Kardeşlerim, sizde vuku bulan küçücük kusurları çok i'zam etmeyiniz. Yalnız ben değil, belki zannediyorum ki, hakikate muttali olan herkes tasdik eder ki, Isparta ve havalisindeki Risale-i Nur şakirtlerinde fevkalâde bir sadakat ve sebat ve uhuvvet ve ihlâs ve kahramanlık var ki, bu acip zamanda binler esbab-ı fesat ve ifsat içinde vahdetlerini ve ittifaklarını ve hizmette ciddiyetlerini muhafaza ediyorlar.

Bu kadar fırtınalı hâdiseler içinde Risale-i Nur'u muattal bırakmadınız, söndürmediniz; belki öyle parlattırdınız ki, bizi de ışıklandırıp gayrete getirdiniz. Ve bilhassa bahar mevsiminde, umumî gaflette ve derd-i maişetin verdiği dehşetli belâ içinde böyle kemâl-i şevk ve gayretle Risale-i Nur'a çalışmak, hakikaten bir inâyet-i İlâhiyedir. Sizleri bütün ruhumuzla tebrik ediyoruz.

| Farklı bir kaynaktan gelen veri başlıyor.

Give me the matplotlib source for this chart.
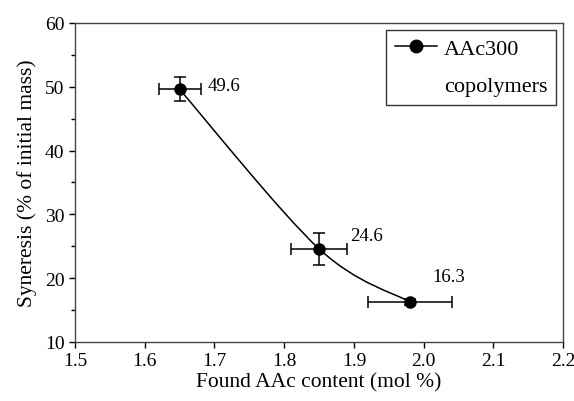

Ve kalemlerini bizim hesabımıza çalıştırmaya karar veren altı müttehid, kahraman bir ruh, altı ceset ve altı yeni Said yerinde ve yirmi bir kardeşimi, yirmi bir Abdurrahman ve Abdülmecid yerinde kabul ediyorum. Cenâb-ı Hak, o kalemlerin siyah nur olan mürekkeplerini, hadis-i sahihin nassıyla, herbir dirhemini, yüz dirhem şehid kanı kıymetinde yevm-i haşir ve mizanda defter-i hasenatlarına ilâve eylesin. Âmin.

Nakkaş Mehmed ve Âsım'ın vârisi Babacan, hem hayatta, hem Risale-i Nur hizmetinde bulunmaları beni mesrur eyledi.